Little Fuzzy by H. Beam Piper has been languishing in my "to-read" list for quite some time. I found it just after Audible announced the Audible Plus catalog so I could pick it up for no extra credits, but because of this, it's been sitting in the pile just waiting to get picked.
I should not have waited so long! This was truly a slice of sci-fi excellence from the golden age of science fiction. Predictions of the future from around this time have always fascinated me. There are some allowances that must be given, of course, as some of the technologies are now very outdated but I love seeing how writers of the time took what was around them and projected their ideas forwards.
This is a unique look at the concept of "first contact". Our main protagonist, "Pappy" Jack Holloway is a prospector making his fortune mining sunstones on the class 3 planet Zarathustra. It's a class 3 planet because there were not sapient lifeforms there, so the Zarathustra Company could claim it as theirs and had a charter to essentially do as they pleased.

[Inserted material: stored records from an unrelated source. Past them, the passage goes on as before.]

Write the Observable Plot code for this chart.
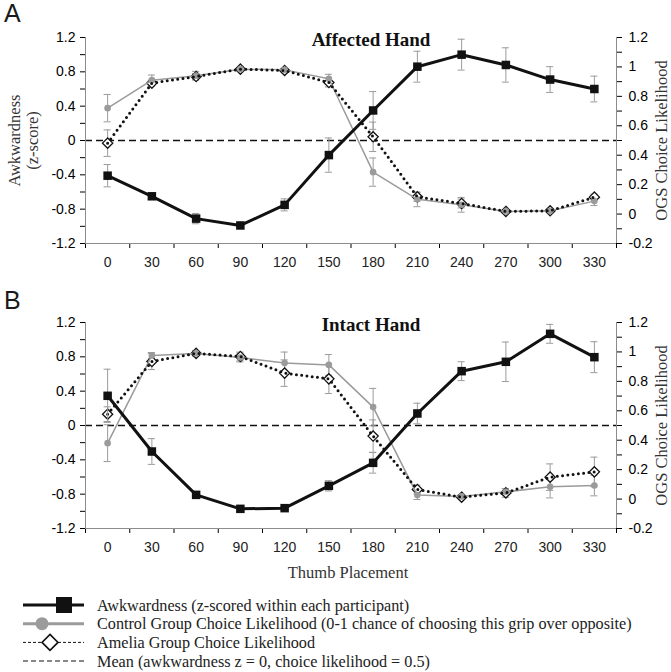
<!DOCTYPE html>
<html><head><meta charset="utf-8">
<script src="https://cdn.jsdelivr.net/npm/d3@7"></script>
<script src="https://cdn.jsdelivr.net/npm/@observablehq/plot@0.6"></script>
<style>
body{margin:0;background:#fff;}
#fig{position:relative;width:671px;height:672px;background:#fff;overflow:hidden;font-family:"Liberation Sans",Arial,sans-serif;}
.letter{position:absolute;left:4px;font-size:25px;line-height:28px;color:#1a1a1a;font-family:"Liberation Sans",Arial,sans-serif;}
.panel{position:absolute;left:0;width:671px;}
.panel svg{position:absolute;left:0;top:0;}
#legend{position:absolute;left:0;}
#legend svg{overflow:visible;}
#fig svg [aria-label$="axis"] line, #fig svg [aria-label$="axis"] path{stroke:#8c8c8c;}
#fig svg [aria-label$="axis"] text{fill:#222;}
</style></head><body>
<div id="fig">
  <div id="A" class="panel" style="top:0px;height:285px"></div>
  <div id="B" class="panel" style="top:285px;height:300px"></div>
  <div class="letter" style="top:-1px">A</div>
  <div class="letter" style="top:286px">B</div>
  <div id="legend" style="top:595px"></div>
</div>
<script>
// ---- data ----
const placements = [0, 30, 60, 90, 120, 150, 180, 210, 240, 270, 300, 330];

// Panel A (Affected Hand): awkwardness in z units, choice likelihoods in 0-1 units
const awkA     = [-0.41, -0.65, -0.91, -0.99, -0.75, -0.17, 0.35, 0.86, 1.00, 0.88, 0.71, 0.60];
const awkAErr  = [0.13, 0.03, 0.06, 0.02, 0.07, 0.20, 0.22, 0.18, 0.18, 0.20, 0.15, 0.15];
const ctrlA    = [0.72, 0.91, 0.94, 0.985, 0.98, 0.92, 0.285, 0.10, 0.063, 0.018, 0.022, 0.088];
const ctrlAErr = [0.093, 0.035, 0.03, 0.01, 0.01, 0.03, 0.096, 0.05, 0.05, 0.01, 0.01, 0.03];
const amelA    = [0.482, 0.89, 0.935, 0.985, 0.976, 0.894, 0.525, 0.117, 0.072, 0.018, 0.022, 0.115];
const amelAErr = [0.09, 0.02, 0.02, 0.01, 0.01, 0.03, 0.10, 0.03, 0.03, 0.01, 0.01, 0.02];

// Panel B (Intact Hand)
const awkB     = [0.346, -0.303, -0.808, -0.971, -0.963, -0.703, -0.435, 0.14, 0.633, 0.742, 1.068, 0.796];
const awkBErr  = [0.31, 0.15, 0.02, 0.02, 0.02, 0.06, 0.12, 0.12, 0.11, 0.23, 0.11, 0.18];
const ctrlB    = [0.38, 0.976, 0.99, 0.962, 0.924, 0.912, 0.625, 0.027, 0.018, 0.049, 0.083, 0.092];
const ctrlBErr = [0.125, 0.02, 0.01, 0.03, 0.075, 0.07, 0.127, 0.03, 0.01, 0.02, 0.075, 0.07];
const amelB    = [0.577, 0.935, 0.99, 0.969, 0.856, 0.817, 0.428, 0.065, 0.013, 0.042, 0.149, 0.185];
const amelBErr = [0.05, 0.055, 0.02, 0.03, 0.09, 0.10, 0.11, 0.03, 0.01, 0.03, 0.09, 0.10];

// ticks
const leftTicks = [-1.2, -0.8, -0.4, 0, 0.4, 0.8, 1.2];
const leftMinorTicks = [-1.2, -1, -0.8, -0.6, -0.4, -0.2, 0, 0.2, 0.4, 0.6, 0.8, 1, 1.2];
const rightTicks = [-0.2, 0, 0.2, 0.4, 0.6, 0.8, 1, 1.2];
const rightMinorTicks = [-0.2, -0.1, 0, 0.1, 0.2, 0.3, 0.4, 0.5, 0.6, 0.7, 0.8, 0.9, 1, 1.1, 1.2];
const xBoundaries = [-15, 15, 45, 75, 105, 135, 165, 195, 225, 255, 285, 315, 345];

const leftLabelLines = ["Awkwardness", "(z-score)"];
const rightLabel = "OGS Choice Likelihood";
const xLabel = "Thumb Placement";
const legendLabels = [
  "Awkwardness (z-scored within each participant)",
  "Control Group Choice Likelihood (0-1 chance of choosing this grip over opposite)",
  "Amelia Group Choice Likelihood",
  "Mean (awkwardness z = 0, choice likelihood = 0.5)"
];

// ---- helpers ----
const fmt = v => String(Math.round(v * 10) / 10);
const labelIf = list => d => list.some(t => Math.abs(t - d) < 1e-9) ? fmt(d) : "";
const grey = "#9b9b9b";
const axisGrey = "#8c8c8c";
const serif = "'Liberation Serif','Times New Roman',serif";
const sans = "'Liberation Sans',Arial,sans-serif";
const diamondSym = {
  draw(ctx, size) {
    const r = Math.sqrt(size) * 0.62625;
    ctx.moveTo(0, -r); ctx.lineTo(r, 0); ctx.lineTo(0, r); ctx.lineTo(-r, 0); ctx.closePath();
  }
};

function errMarks(rows, lo, hi) {
  return [
    Plot.ruleX(rows, {x: "p", y1: lo, y2: hi, stroke: grey, strokeWidth: 1}),
    Plot.ruleY(rows, {y: lo, x1: d => d.p - 2.4, x2: d => d.p + 2.4, stroke: grey, strokeWidth: 1}),
    Plot.ruleY(rows, {y: hi, x1: d => d.p - 2.4, x2: d => d.p + 2.4, stroke: grey, strokeWidth: 1})
  ];
}

function panel(el, cfg) {
  const rows = placements.map((p, i) => ({
    p,
    awk: cfg.awk[i], awkLo: cfg.awk[i] - cfg.awkErr[i], awkHi: cfg.awk[i] + cfg.awkErr[i],
    ctrl: cfg.ctrl[i], ctrlLo: cfg.ctrl[i] - cfg.ctrlErr[i], ctrlHi: cfg.ctrl[i] + cfg.ctrlErr[i],
    amel: cfg.amel[i], amelLo: cfg.amel[i] - cfg.amelErr[i], amelHi: cfg.amel[i] + cfg.amelErr[i]
  }));
  const common = {
    width: 671, height: cfg.height,
    marginLeft: 85, marginRight: 55, marginTop: 37, marginBottom: cfg.height - 243
  };

  // Layer 1: choice likelihood (right axis, 0-1 units)
  const lik = Plot.plot({
    ...common,
    x: {type: "linear", domain: [-15, 345], axis: null},
    y: {type: "linear", domain: [-0.2, 1.2], axis: "right", ticks: rightMinorTicks,
        tickFormat: labelIf(rightTicks), tickSize: 5, tickPadding: 7, label: null},
    style: {background: "white", fontFamily: sans, fontSize: "14px", overflow: "visible"},
    marks: [
      Plot.ruleY([0.5], {stroke: "#111", strokeWidth: 1.6, strokeDasharray: "7,4"}),
      ...errMarks(rows, "ctrlLo", "ctrlHi"),
      ...errMarks(rows, "amelLo", "amelHi"),
      Plot.dot(rows, {x: "p", y: "amel", symbol: diamondSym, r: 4.6, fill: "white", stroke: "#111", strokeWidth: 1.3}),
      Plot.line(rows, {x: "p", y: "ctrl", stroke: grey, strokeWidth: 1.5}),
      Plot.dot(rows, {x: "p", y: "ctrl", r: 3.3, fill: grey, stroke: "none"}),
      Plot.line(rows, {x: "p", y: "amel", stroke: "#111", strokeWidth: 3, strokeDasharray: "0,5.3", strokeLinecap: "round"}),
      Plot.text([rightLabel], {frameAnchor: "right", rotate: -90, dx: 45, textAnchor: "middle",
        fontFamily: serif, fontSize: 16.5, fill: "#333"})
    ]
  });

  // Layer 2: awkwardness (left axis, z units)
  const marks = [
    Plot.ruleX([-15, 345], {stroke: axisGrey, strokeWidth: 1}),
    Plot.ruleY([-1.2], {stroke: axisGrey, strokeWidth: 1}),
    Plot.text(placements, {x: d => d, text: d => String(d), frameAnchor: "bottom", dy: 19, lineAnchor: "middle",
      fontSize: 14, fontFamily: sans, fill: "#222"}),
    ...errMarks(rows, "awkLo", "awkHi"),
    Plot.line(rows, {x: "p", y: "awk", stroke: "#111", strokeWidth: 3}),
    Plot.dot(rows, {x: "p", y: "awk", symbol: "square", r: 4.8, fill: "#111", stroke: "none"}),
    Plot.text([cfg.title], {frameAnchor: "top", dx: 20, dy: 2, lineAnchor: "middle", textAnchor: "middle",
      fontFamily: serif, fontWeight: "bold", fontSize: 19, fill: "#111"})
  ];
  if (cfg.leftLabel) {
    marks.push(Plot.text([leftLabelLines[0]], {frameAnchor: "left", rotate: -90, dx: -71, textAnchor: "middle",
      fontFamily: serif, fontSize: 16.5, fill: "#333"}));
    marks.push(Plot.text([leftLabelLines[1]], {frameAnchor: "left", rotate: -90, dx: -53, textAnchor: "middle",
      fontFamily: serif, fontSize: 16.5, fill: "#333"}));
  }
  if (cfg.xLabel) marks.push(Plot.text([xLabel], {frameAnchor: "bottom", dx: -3, dy: 44, lineAnchor: "middle",
    textAnchor: "middle", fontFamily: serif, fontSize: 16.5, fill: "#333"}));
  const awk = Plot.plot({
    ...common,
    x: {type: "linear", domain: [-15, 345], axis: "bottom", ticks: xBoundaries, tickFormat: () => "", tickSize: 5, label: null},
    y: {type: "linear", domain: [-1.2, 1.2], axis: "left", ticks: leftMinorTicks,
        tickFormat: labelIf(leftTicks), tickSize: 5, tickPadding: 5, label: null},
    style: {background: "none", fontFamily: sans, fontSize: "14px", overflow: "visible"},
    marks
  });
  el.appendChild(lik);
  el.appendChild(awk);
}

panel(document.getElementById("A"), {
  awk: awkA, awkErr: awkAErr, ctrl: ctrlA, ctrlErr: ctrlAErr, amel: amelA, amelErr: amelAErr,
  title: "Affected Hand", leftLabel: true, height: 285
});
panel(document.getElementById("B"), {
  awk: awkB, awkErr: awkBErr, ctrl: ctrlB, ctrlErr: ctrlBErr, amel: amelB, amelErr: amelBErr,
  title: "Intact Hand", xLabel: true, height: 300
});

// ---- legend ----
const ys = [10, 28.7, 47.4, 66];
let s = `<svg width="671" height="77" xmlns="http://www.w3.org/2000/svg">`;
s += `<line x1="23" x2="84" y1="${ys[0]}" y2="${ys[0]}" stroke="#111" stroke-width="3"/>`;
s += `<rect x="56" y="${ys[0]-8}" width="16" height="16" fill="#111"/>`;
s += `<line x1="23" x2="84" y1="${ys[1]}" y2="${ys[1]}" stroke="${grey}" stroke-width="3"/>`;
s += `<circle cx="42" cy="${ys[1]}" r="6.5" fill="${grey}"/>`;
s += `<line x1="23" x2="84" y1="${ys[2]}" y2="${ys[2]}" stroke="#111" stroke-width="1" stroke-dasharray="3,2"/>`;
s += `<path d="M50,${ys[2]-8}L58,${ys[2]}L50,${ys[2]+8}L42,${ys[2]}Z" fill="white" stroke="#111" stroke-width="1.6"/>`;
s += `<line x1="23" x2="84" y1="${ys[3]}" y2="${ys[3]}" stroke="#111" stroke-width="1" stroke-dasharray="5,3"/>`;
legendLabels.forEach((t, i) => {
  s += `<text x="97" y="${ys[i]}" dy="0.35em" font-family="${serif.replace(/'/g, "&quot;")}" font-size="16.2" fill="#222">${t}</text>`;
});
s += `</svg>`;
document.getElementById("legend").innerHTML = s;
</script>
</body></html>
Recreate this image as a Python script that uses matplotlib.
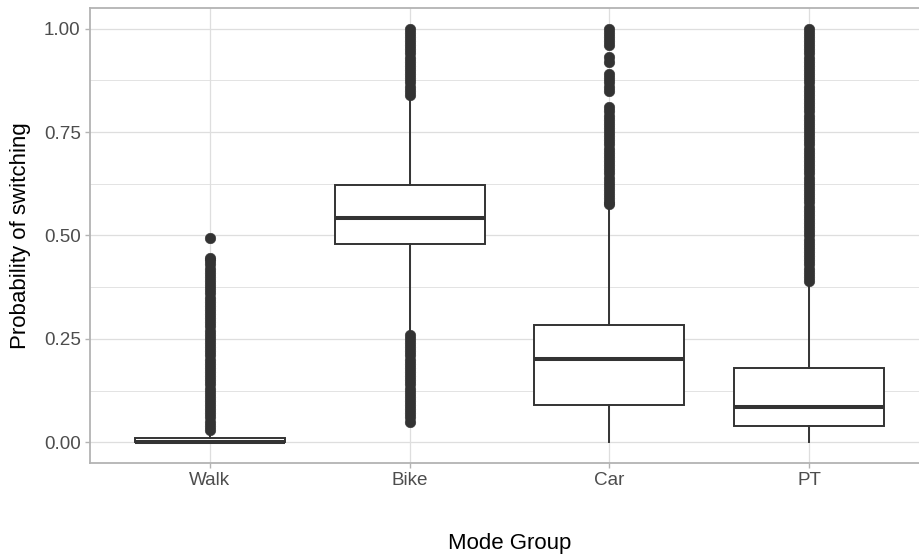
import matplotlib
matplotlib.use("Agg")
import matplotlib.pyplot as plt
from matplotlib.ticker import MultipleLocator

plt.rcParams['font.family'] = ['Liberation Sans', 'DejaVu Sans']

# Box summaries per mode group (probability of switching)
modes = ["Walk", "Bike", "Car", "PT"]
q1 = [0.000, 0.480, 0.091, 0.039]
median = [0.000, 0.543, 0.202, 0.085]
q3 = [0.011, 0.622, 0.283, 0.180]
whisker_low = [0.000, 0.270, 0.000, 0.000]
whisker_high = [0.025, 0.830, 0.565, 0.380]

# Outlying observations beyond the whiskers
walk_outliers = [0.03, 0.04, 0.05, 0.06, 0.07, 0.08, 0.09, 0.10, 0.11, 0.12,
                 0.13, 0.14, 0.15, 0.16, 0.17, 0.18, 0.19, 0.20, 0.21, 0.22,
                 0.23, 0.24, 0.25, 0.26, 0.27, 0.28, 0.29, 0.30, 0.31, 0.32,
                 0.33, 0.34, 0.35, 0.36, 0.37, 0.38, 0.39, 0.40, 0.41, 0.42,
                 0.43, 0.44, 0.445, 0.495]
bike_outliers = [0.05, 0.06, 0.07, 0.08, 0.09, 0.10, 0.11, 0.12, 0.13, 0.14,
                 0.15, 0.16, 0.17, 0.18, 0.19, 0.20, 0.21, 0.22, 0.23, 0.24,
                 0.25, 0.26,
                 0.84, 0.85, 0.86, 0.87, 0.88, 0.89, 0.90, 0.91, 0.92, 0.93,
                 0.94, 0.95, 0.96, 0.97, 0.98, 0.99, 1.00]
car_outliers = [0.575, 0.58, 0.59, 0.60, 0.61, 0.62, 0.63, 0.64, 0.65, 0.66,
                0.67, 0.68, 0.69, 0.70, 0.71, 0.72, 0.73, 0.74, 0.75, 0.76,
                0.77, 0.78, 0.79, 0.80, 0.81,
                0.85, 0.86, 0.87, 0.88, 0.89,
                0.92, 0.932,
                0.96, 0.97, 0.98, 0.99, 1.00]
pt_outliers = [0.39, 0.40, 0.41, 0.42, 0.43, 0.44, 0.45, 0.46, 0.47, 0.48,
               0.49, 0.50, 0.51, 0.52, 0.53, 0.54, 0.55, 0.56, 0.57, 0.58,
               0.59, 0.60, 0.61, 0.62, 0.63, 0.64, 0.65, 0.66, 0.67, 0.68,
               0.69, 0.70, 0.71, 0.72, 0.73, 0.74, 0.75, 0.76, 0.77, 0.78,
               0.79, 0.80, 0.81, 0.82, 0.83, 0.84, 0.85, 0.86, 0.87, 0.88,
               0.89, 0.90, 0.91, 0.92, 0.93, 0.94, 0.95, 0.96, 0.97, 0.98,
               0.99, 1.00]
outliers = [walk_outliers, bike_outliers, car_outliers, pt_outliers]

y_ticks = [0.00, 0.25, 0.50, 0.75, 1.00]

stats = []
for i, name in enumerate(modes):
    stats.append({
        "label": name,
        "q1": q1[i], "med": median[i], "q3": q3[i],
        "whislo": whisker_low[i], "whishi": whisker_high[i],
        "fliers": outliers[i],
    })

ink = "#333333"
grid_col = "#DEDEDE"
border_col = "#B3B3B3"

fig = plt.figure(figsize=(9.2, 5.6), dpi=100)
# panel runs a little past the right edge of the canvas
ax = fig.add_axes([90 / 920, 1 - 463 / 560, 839 / 920, 455 / 560])

ax.bxp(stats, positions=[1, 2, 3, 4], widths=0.75, showcaps=False,
       patch_artist=True,
       boxprops=dict(facecolor="white", edgecolor=ink, linewidth=1.4),
       medianprops=dict(color=ink, linewidth=2.9, solid_capstyle="butt"),
       whiskerprops=dict(color=ink, linewidth=1.4),
       flierprops=dict(marker="o", markerfacecolor=ink, markeredgecolor=ink,
                       markersize=7.6, markeredgewidth=0.4, linestyle="none"))

ax.set_xlim(0.4, 4.6)
ax.set_ylim(-0.05, 1.05)
ax.set_yticks(y_ticks)
ax.set_yticklabels([f"{v:.2f}" for v in y_ticks])
ax.yaxis.set_minor_locator(MultipleLocator(0.125))
ax.set_xticks([1, 2, 3, 4])
ax.set_xticklabels(modes)

ax.set_axisbelow(True)
ax.grid(True, which="major", color=grid_col, linewidth=0.9)
ax.grid(True, which="minor", axis="y", color=grid_col, linewidth=0.6)

for s in ax.spines.values():
    s.set_color(border_col)
    s.set_linewidth(1.3)

ax.tick_params(axis="both", which="major", length=3.5, width=1.0,
               color=border_col, labelcolor="#4D4D4D", labelsize=13.6, pad=3.2)
ax.tick_params(axis="y", which="minor", length=0)

ax.set_xlabel("Mode Group", fontsize=16, color="black")
ax.set_ylabel("Probability of switching", fontsize=16, color="black")
ax.xaxis.set_label_coords(0.5, (463 - 543) / 455)
ax.xaxis.label.set_va("center")
ax.yaxis.set_label_coords((21 - 90) / 839, 0.5)
ax.yaxis.label.set_va("center")

fig.savefig("out.png", dpi=100)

So when a little fuzzy creature pops in on Holloway's homestead and starts acting in a way that leaves the other native animals for dust, well... the Company isn't too pleased. If it is proven that a sapient indigenous lifeform of the planet exists, they lose the rights to the planet.
What unfolds is a simple, yet heartwarming tale. Holloway and his friends must fight against the evil corporation who want the fuzzy creatures deemed "not sapient" in order to spare their investment. This was a delightful story that will surely get another listen in the future.
Narrated by Peter Ganim who did a fantastic job. His range of accents must be near limitless, and they sounded perfect for each character he voiced.
In summary, this was a pleasure to listen to. I believe there are more stories in the universe though none that are on Audible, which is a shame. I'd definitely be interested in them should they ever be released.